Take the material below and extract the lines from the one with "Convert this chart to D3.js code." through the one with "Serif, Times New", word for word, without pictures.

Raw records:
::::::::::

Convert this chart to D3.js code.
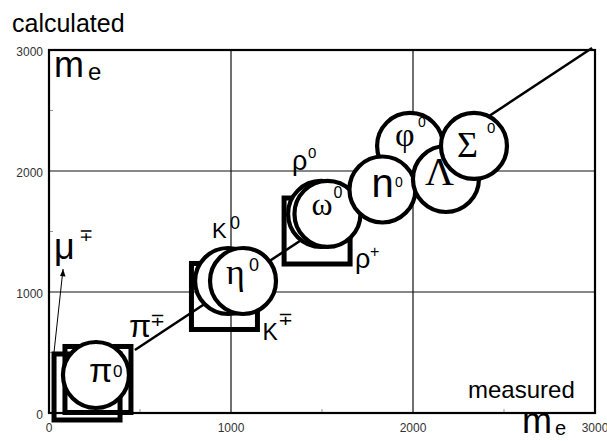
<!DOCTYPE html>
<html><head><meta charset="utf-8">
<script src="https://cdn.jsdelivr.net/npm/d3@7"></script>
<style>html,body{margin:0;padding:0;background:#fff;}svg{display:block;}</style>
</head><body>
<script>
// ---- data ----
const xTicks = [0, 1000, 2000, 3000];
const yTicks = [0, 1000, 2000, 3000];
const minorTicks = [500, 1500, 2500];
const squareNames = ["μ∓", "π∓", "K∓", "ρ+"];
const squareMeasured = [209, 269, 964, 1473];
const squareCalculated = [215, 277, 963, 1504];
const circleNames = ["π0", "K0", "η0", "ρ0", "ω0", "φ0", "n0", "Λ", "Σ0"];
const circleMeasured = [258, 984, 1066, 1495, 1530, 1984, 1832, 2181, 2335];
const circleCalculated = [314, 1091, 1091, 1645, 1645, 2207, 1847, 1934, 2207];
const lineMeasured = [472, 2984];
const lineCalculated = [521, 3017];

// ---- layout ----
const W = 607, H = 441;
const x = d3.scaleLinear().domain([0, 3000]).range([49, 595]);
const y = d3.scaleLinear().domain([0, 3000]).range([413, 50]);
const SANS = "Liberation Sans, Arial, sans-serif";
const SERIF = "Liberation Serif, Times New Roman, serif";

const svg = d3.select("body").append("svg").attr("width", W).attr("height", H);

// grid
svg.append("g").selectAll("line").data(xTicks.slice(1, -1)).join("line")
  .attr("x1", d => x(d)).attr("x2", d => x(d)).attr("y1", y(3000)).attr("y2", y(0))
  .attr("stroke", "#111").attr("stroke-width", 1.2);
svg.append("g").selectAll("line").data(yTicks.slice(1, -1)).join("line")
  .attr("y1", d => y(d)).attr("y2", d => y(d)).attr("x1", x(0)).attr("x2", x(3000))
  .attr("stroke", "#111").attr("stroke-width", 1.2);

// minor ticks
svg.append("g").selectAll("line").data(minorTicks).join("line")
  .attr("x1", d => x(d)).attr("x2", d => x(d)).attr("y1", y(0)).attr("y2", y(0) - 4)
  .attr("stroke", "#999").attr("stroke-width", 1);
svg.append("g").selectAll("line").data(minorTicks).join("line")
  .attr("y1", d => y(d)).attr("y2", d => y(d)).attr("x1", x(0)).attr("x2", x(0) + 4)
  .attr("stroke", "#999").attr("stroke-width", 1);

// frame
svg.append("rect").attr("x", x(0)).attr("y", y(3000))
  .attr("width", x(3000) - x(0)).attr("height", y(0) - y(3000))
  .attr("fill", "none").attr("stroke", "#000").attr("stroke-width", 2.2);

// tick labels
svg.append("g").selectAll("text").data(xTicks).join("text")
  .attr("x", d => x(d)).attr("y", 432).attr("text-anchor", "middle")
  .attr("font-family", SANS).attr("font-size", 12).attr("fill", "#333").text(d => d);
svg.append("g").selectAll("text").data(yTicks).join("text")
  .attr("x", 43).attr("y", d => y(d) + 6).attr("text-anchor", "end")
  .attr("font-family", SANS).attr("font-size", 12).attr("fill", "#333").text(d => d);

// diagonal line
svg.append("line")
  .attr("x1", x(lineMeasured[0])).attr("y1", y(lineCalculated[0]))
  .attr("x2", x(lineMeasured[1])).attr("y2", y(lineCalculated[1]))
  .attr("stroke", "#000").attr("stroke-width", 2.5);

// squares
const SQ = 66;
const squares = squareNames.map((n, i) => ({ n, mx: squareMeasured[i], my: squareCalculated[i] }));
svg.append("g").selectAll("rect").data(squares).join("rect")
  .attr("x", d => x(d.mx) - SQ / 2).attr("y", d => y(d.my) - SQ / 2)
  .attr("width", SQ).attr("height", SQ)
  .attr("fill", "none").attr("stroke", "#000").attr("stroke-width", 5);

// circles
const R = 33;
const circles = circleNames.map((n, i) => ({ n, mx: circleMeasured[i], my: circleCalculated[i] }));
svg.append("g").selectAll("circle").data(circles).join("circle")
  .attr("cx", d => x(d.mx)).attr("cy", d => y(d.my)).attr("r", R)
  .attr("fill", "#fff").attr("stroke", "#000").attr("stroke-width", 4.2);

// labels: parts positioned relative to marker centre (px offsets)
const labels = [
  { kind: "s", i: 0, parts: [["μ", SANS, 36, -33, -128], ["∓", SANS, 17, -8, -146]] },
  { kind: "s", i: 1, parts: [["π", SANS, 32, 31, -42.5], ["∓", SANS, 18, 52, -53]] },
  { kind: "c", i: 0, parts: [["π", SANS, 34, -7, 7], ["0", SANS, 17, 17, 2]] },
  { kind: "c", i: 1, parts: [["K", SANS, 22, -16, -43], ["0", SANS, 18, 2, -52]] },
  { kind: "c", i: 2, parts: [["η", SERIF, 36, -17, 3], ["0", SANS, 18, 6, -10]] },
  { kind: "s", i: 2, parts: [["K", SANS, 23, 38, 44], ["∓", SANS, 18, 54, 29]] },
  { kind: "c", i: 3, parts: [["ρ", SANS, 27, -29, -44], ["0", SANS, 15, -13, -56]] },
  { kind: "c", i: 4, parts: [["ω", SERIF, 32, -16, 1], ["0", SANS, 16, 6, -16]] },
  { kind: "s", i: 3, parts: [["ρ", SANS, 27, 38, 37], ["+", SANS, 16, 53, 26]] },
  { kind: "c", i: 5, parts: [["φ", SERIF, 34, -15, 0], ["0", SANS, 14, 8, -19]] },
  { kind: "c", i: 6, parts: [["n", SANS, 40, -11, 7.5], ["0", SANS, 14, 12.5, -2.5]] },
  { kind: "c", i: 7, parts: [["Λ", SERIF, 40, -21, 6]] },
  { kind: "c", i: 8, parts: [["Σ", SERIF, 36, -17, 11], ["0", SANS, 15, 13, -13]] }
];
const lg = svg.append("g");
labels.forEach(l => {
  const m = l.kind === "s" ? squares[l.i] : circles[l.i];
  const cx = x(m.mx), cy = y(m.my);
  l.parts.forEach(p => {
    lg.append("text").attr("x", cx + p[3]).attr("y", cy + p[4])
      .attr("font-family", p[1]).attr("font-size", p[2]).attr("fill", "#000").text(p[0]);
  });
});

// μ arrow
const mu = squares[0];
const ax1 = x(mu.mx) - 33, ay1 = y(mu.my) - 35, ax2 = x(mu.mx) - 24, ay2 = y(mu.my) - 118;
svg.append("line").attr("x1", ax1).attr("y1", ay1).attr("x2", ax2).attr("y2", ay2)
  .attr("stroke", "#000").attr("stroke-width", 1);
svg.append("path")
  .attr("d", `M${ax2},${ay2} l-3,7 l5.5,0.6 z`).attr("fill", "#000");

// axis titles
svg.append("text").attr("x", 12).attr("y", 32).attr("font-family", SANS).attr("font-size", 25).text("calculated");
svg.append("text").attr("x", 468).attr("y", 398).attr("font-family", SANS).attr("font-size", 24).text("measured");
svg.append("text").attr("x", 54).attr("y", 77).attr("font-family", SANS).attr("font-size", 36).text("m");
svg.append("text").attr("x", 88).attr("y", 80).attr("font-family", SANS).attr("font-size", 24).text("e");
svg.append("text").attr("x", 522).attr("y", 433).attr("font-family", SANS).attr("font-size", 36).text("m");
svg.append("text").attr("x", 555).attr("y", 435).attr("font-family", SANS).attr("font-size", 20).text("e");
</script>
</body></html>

::::::::::

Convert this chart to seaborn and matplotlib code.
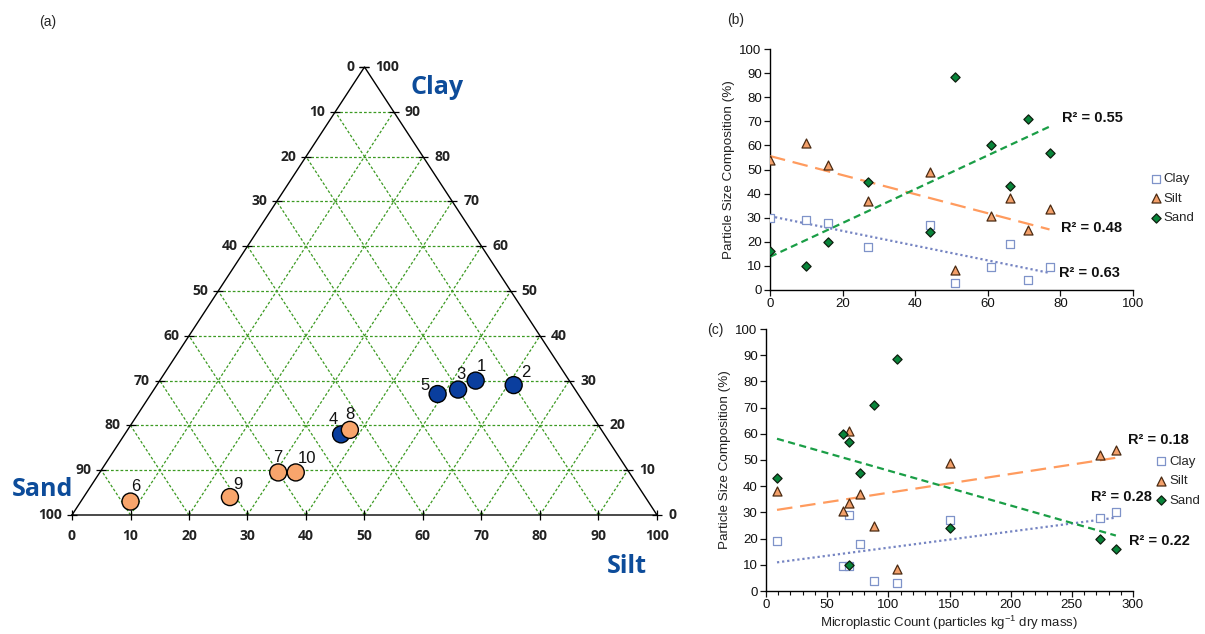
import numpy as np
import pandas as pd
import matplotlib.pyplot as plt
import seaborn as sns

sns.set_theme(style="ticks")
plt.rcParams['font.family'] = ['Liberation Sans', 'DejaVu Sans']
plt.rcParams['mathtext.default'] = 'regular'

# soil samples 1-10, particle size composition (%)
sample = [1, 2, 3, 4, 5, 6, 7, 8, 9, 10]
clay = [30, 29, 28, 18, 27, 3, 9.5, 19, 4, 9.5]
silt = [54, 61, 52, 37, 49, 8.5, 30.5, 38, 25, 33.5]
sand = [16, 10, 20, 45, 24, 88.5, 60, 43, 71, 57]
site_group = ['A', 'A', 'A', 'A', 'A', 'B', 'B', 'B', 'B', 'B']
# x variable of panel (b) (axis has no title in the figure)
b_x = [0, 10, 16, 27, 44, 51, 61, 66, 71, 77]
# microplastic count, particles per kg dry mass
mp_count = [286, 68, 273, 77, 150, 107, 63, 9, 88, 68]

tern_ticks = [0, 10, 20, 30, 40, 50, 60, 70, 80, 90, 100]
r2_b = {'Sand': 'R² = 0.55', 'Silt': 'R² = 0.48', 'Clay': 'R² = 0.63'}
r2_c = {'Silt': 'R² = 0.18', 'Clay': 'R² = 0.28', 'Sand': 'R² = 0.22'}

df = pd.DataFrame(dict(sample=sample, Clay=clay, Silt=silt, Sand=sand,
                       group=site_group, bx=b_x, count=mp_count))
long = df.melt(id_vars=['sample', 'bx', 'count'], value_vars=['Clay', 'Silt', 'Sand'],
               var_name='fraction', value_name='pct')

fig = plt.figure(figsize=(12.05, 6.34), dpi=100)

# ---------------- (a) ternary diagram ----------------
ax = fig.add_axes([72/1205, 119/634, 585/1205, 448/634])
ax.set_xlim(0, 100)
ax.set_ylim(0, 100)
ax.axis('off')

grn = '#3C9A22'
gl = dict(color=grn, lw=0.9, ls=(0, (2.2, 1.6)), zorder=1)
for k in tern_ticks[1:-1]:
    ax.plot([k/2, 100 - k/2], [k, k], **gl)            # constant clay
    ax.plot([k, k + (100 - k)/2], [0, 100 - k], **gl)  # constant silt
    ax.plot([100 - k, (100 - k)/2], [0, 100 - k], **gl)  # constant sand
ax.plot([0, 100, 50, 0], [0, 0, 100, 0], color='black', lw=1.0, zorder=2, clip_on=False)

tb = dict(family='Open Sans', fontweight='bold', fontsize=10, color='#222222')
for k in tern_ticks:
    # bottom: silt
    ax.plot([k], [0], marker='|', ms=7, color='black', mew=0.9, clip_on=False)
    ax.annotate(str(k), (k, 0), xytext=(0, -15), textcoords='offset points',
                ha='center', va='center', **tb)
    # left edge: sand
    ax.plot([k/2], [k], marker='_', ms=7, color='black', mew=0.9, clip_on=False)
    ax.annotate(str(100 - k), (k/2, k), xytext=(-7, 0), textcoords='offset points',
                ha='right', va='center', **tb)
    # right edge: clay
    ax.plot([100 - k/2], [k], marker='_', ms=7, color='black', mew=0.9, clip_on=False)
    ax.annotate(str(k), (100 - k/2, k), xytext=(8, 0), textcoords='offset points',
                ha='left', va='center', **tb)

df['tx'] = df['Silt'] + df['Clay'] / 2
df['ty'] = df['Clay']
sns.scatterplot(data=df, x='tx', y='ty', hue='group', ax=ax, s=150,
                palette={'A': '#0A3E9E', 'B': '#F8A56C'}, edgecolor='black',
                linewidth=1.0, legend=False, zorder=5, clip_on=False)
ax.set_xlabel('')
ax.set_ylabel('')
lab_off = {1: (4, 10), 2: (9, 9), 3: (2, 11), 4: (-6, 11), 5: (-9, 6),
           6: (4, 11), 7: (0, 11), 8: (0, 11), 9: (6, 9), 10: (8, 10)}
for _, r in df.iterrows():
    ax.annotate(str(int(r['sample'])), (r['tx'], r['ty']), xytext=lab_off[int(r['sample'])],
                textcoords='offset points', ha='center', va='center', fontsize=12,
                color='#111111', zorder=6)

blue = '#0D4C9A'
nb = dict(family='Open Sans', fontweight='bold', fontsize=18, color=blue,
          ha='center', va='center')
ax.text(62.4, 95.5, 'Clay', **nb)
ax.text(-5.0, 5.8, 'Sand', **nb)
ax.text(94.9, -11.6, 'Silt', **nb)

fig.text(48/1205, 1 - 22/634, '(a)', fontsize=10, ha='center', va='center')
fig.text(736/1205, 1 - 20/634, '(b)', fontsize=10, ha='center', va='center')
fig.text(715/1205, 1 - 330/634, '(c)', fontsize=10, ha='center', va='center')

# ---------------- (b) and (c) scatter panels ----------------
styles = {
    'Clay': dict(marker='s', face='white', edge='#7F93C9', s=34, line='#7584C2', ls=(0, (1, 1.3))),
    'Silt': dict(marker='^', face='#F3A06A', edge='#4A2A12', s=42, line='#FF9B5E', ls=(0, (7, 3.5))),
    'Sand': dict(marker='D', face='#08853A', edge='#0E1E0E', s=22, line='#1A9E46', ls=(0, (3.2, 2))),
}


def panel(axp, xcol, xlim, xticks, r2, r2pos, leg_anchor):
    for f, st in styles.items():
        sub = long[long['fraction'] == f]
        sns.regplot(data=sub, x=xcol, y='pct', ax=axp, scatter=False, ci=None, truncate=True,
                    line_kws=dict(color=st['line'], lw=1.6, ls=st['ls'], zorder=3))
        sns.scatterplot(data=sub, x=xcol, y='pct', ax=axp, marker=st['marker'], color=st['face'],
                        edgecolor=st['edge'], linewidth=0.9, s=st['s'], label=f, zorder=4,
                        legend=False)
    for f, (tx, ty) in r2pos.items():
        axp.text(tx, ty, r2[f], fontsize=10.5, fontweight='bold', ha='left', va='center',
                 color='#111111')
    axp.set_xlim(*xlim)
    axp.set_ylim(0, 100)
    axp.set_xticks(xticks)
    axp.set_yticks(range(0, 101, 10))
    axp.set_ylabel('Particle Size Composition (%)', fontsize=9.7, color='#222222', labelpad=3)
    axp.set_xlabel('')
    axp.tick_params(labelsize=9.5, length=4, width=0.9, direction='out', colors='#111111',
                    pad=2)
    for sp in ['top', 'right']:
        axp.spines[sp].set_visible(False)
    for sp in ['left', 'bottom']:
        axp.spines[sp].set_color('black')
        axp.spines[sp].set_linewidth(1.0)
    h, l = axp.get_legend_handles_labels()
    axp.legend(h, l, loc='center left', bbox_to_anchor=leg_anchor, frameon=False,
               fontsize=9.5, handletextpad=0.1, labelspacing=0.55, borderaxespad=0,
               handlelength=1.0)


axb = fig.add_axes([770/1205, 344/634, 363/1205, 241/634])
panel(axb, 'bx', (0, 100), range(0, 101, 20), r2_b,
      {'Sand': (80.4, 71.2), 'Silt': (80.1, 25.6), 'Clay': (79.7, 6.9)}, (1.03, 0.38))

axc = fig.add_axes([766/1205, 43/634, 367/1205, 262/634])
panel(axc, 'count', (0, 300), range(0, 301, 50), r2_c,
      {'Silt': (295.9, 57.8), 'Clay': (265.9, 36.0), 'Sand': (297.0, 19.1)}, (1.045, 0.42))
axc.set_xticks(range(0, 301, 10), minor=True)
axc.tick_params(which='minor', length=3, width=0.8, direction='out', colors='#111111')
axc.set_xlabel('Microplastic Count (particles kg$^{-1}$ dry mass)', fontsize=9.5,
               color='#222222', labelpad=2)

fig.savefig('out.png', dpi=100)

::::::::::

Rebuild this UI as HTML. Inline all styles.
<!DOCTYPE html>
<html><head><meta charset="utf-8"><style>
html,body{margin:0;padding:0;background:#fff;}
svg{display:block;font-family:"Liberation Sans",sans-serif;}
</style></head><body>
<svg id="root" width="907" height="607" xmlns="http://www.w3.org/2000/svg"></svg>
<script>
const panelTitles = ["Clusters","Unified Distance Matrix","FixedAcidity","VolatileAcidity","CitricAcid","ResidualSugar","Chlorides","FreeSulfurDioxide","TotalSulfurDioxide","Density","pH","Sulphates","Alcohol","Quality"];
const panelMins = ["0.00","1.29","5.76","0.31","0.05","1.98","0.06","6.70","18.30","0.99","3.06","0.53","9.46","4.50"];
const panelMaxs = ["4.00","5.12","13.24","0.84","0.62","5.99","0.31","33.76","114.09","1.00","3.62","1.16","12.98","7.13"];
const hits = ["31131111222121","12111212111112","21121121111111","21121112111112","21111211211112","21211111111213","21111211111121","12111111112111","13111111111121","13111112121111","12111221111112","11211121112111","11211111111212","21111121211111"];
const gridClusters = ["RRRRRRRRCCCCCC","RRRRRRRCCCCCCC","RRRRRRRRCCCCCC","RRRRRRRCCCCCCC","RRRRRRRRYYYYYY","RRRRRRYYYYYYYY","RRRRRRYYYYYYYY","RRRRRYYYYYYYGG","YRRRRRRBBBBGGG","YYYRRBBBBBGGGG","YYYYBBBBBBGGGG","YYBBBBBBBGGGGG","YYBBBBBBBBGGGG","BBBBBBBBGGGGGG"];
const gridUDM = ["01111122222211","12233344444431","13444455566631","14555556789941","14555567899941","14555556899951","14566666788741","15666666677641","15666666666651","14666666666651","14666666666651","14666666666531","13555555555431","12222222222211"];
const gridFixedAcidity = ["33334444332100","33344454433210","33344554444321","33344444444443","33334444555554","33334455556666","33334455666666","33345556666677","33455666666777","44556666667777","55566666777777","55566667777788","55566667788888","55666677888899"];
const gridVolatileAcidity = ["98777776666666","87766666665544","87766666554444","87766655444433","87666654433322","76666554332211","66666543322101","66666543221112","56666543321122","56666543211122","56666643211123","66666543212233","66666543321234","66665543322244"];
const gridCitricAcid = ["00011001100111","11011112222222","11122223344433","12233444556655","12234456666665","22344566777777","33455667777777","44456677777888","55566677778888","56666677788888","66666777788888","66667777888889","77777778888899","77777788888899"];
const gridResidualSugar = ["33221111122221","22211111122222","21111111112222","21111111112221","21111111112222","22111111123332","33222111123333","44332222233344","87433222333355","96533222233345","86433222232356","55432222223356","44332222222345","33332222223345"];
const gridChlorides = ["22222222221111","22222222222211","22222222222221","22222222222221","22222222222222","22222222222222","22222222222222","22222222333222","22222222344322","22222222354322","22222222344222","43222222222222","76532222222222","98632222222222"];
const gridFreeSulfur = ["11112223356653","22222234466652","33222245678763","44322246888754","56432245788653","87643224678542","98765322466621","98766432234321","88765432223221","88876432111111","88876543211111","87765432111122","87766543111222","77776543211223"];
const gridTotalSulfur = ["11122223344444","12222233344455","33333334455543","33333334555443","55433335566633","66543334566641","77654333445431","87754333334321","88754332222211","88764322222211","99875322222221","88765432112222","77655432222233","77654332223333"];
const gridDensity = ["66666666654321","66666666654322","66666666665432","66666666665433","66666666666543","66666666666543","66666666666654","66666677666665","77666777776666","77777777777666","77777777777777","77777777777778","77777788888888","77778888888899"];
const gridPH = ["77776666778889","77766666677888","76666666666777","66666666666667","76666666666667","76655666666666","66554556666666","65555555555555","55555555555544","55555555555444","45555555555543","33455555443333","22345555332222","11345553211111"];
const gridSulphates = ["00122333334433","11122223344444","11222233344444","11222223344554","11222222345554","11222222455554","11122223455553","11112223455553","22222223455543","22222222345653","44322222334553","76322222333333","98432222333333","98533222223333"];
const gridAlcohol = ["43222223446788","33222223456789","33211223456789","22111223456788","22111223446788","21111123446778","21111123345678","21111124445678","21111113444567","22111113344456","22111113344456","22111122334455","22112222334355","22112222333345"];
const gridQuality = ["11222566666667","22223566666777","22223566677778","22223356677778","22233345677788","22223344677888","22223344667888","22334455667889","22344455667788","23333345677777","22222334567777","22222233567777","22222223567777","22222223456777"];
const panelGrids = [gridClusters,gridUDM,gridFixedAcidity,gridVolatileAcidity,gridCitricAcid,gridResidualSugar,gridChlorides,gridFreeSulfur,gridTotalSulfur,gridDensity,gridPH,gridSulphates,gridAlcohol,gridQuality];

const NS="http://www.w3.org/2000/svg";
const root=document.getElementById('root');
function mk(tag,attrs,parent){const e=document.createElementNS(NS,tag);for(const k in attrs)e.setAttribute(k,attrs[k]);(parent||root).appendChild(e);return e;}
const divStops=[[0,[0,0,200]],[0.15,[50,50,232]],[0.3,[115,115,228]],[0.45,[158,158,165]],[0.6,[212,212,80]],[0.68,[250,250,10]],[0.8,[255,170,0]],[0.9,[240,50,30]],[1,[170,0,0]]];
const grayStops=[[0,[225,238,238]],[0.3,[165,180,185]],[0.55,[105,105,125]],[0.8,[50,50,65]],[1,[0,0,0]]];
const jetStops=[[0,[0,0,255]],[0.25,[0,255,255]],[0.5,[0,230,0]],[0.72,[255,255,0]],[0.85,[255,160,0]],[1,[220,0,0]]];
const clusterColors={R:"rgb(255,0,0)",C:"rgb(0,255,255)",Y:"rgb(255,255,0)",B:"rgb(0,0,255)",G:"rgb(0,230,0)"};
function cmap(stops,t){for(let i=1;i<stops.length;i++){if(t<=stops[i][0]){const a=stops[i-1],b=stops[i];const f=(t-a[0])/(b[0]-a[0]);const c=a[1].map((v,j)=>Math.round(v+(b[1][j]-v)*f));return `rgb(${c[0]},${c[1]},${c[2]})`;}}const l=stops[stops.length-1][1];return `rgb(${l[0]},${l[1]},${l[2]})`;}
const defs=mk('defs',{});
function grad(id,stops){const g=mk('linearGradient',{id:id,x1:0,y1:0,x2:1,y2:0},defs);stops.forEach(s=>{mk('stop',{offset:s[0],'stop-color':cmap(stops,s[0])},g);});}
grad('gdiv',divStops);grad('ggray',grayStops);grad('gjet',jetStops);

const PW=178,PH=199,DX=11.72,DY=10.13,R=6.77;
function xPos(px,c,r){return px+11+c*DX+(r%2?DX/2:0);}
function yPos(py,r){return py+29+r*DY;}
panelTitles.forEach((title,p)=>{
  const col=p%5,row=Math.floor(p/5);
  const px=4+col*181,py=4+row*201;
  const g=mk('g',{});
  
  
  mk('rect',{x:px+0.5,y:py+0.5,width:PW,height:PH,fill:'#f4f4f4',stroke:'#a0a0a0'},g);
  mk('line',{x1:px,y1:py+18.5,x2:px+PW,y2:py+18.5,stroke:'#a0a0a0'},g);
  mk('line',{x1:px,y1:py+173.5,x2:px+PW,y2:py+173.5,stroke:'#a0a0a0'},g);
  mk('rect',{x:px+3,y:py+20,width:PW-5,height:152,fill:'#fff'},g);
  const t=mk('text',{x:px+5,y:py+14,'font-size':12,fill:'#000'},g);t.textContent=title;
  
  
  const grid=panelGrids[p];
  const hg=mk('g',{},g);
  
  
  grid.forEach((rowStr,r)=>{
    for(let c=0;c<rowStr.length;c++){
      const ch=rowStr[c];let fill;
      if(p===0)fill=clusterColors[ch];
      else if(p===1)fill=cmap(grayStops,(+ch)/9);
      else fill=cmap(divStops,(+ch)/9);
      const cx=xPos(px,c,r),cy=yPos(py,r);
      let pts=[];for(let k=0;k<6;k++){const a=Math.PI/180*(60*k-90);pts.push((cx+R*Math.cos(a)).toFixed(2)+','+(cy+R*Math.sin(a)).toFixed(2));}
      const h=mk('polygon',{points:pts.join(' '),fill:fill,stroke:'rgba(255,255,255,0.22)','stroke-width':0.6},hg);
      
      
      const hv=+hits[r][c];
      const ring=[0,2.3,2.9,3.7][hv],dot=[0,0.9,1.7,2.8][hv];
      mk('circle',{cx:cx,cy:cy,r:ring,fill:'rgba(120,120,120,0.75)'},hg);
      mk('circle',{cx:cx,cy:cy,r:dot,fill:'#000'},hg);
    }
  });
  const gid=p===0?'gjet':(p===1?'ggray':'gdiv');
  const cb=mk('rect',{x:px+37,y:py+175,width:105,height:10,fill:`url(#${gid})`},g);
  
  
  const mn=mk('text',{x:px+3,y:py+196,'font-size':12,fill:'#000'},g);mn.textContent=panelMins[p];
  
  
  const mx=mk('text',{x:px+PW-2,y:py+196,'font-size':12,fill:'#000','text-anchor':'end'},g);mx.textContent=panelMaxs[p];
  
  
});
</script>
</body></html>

::::::::::

TASK OUTPUT »
Convert this chart to D3.js code.
<!DOCTYPE html>
<html><head><meta charset="utf-8">
<script src="https://cdn.jsdelivr.net/npm/d3@7"></script>
<style>html,body{margin:0;padding:0;background:#fff;}svg{display:block;}</style>
</head><body>
<script>
// ---- data ----
const xTicks = [0, 1000, 2000, 3000];
const yTicks = [0, 1000, 2000, 3000];
const minorTicks = [500, 1500, 2500];
const squareNames = ["μ∓", "π∓", "K∓", "ρ+"];
const squareMeasured = [209, 269, 964, 1473];
const squareCalculated = [215, 277, 963, 1504];
const circleNames = ["π0", "K0", "η0", "ρ0", "ω0", "φ0", "n0", "Λ", "Σ0"];
const circleMeasured = [258, 984, 1066, 1495, 1530, 1984, 1832, 2181, 2335];
const circleCalculated = [314, 1091, 1091, 1645, 1645, 2207, 1847, 1934, 2207];
const lineMeasured = [472, 2984];
const lineCalculated = [521, 3017];

// ---- layout ----
const W = 607, H = 441;
const x = d3.scaleLinear().domain([0, 3000]).range([49, 595]);
const y = d3.scaleLinear().domain([0, 3000]).range([413, 50]);
const SANS = "Liberation Sans, Arial, sans-serif";
const SERIF = "Liberation Serif, Times New Roman, serif";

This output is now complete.